Hawbaker has received an estimated $1.7 billion in project funding from the Commonwealth of Pennsylvania to date and has built hundreds of roads and bridges. The charges raise questions about how many workers got ripped off in the process.

But it also raises larger questions about wage theft and the misclassification of workers as “subcontractors,” neither of which is new. The Attorney General’s Office notes that this is its third prosecution in recent months related to wage theft and worker misclassification. Unscrupulous construction companies have been cheating employees and taxpayers for decades by skipping out on paying their full tax liability. A 2020 study from researchers at Harvard and Michigan State Universities and Allegheny College found that federal, state, and local governments lose an estimated $8.4 billion a year in tax revenue from the industry.

According to the research, more and more contractors are employing labor brokers who pay their workers under the table and keep them off the books — failing to pay and report correct payroll numbers to tax authorities and insurance officials. There are an estimated 2.16 million construction workers in the U.S. who are misclassified as “independent contractors,” when in reality they are actually employees.

These construction industry tax cheats fail to pay their workers fair living wages and rarely provide medical coverage, while also evading federal, state, and local taxes, overtime, and workers’ compensation premiums.

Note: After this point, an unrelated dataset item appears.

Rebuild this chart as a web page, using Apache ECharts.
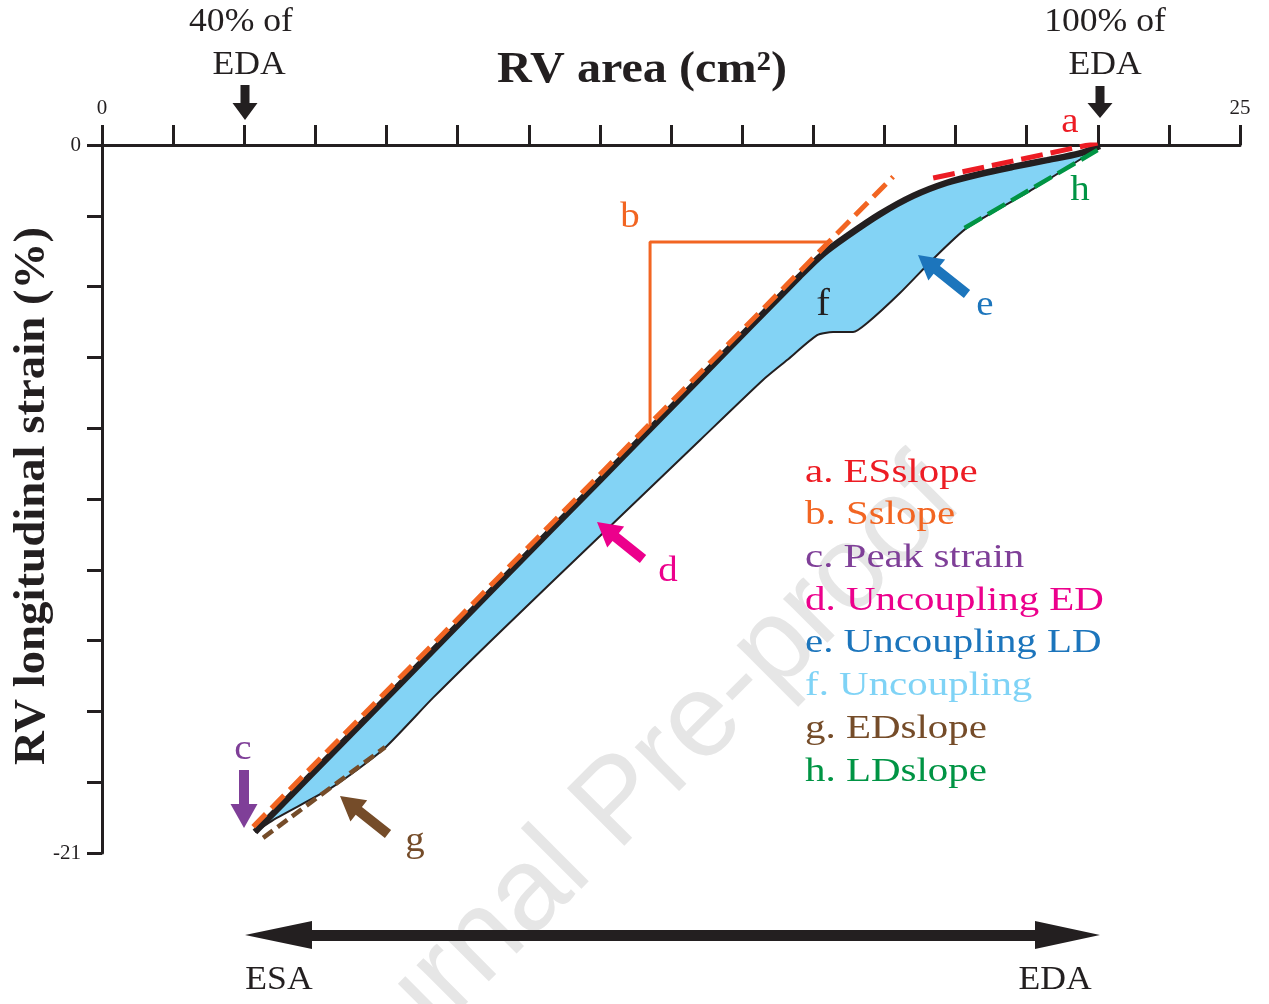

This gives them a tremendous competitive edge when it comes to bidding on both public and private jobs against law-abiding contractors who absorb all the costs related to paying taxes and health, retirement, and workers’ compensation benefits.

Leaders in other states are also stepping up to the plate to combat worker misclassification. The New York state Department of Labor and the Manhattan District Attorney’s Construction Tax Fraud Force pushed through an agreement with a construction company that will return approximately $6 million in wages to exploited construction workers.

D.C. Attorney General Karl Racine authorized an in-depth study entitled “Economic Analysis of Incentives to Fraudulently Misclassify Employees in the District of Columbia Construction.” The study found that in the District, an estimated 20% of project costs are additional profits for contractors who misclassify their workforce.

The overwhelming majority of Americans pay their fair share of taxes. Aside from the dramatic impact on our federal Treasury — estimated to be $450 billion a year in revenue lost to unpaid taxes — state and local governments throughout the country lose millions each year when construction and other companies pay their workers off the books, or intentionally misclassify them as “independent” contractors, or steal their wages. Elected leaders like Shapiro and Racine should be models for other attorneys general and law enforcement officials throughout the country — and we encourage others to crack down on this issue.

William Sproule is executive secretary-treasurer of the Eastern Atlantic States Regional Council of Carpenters.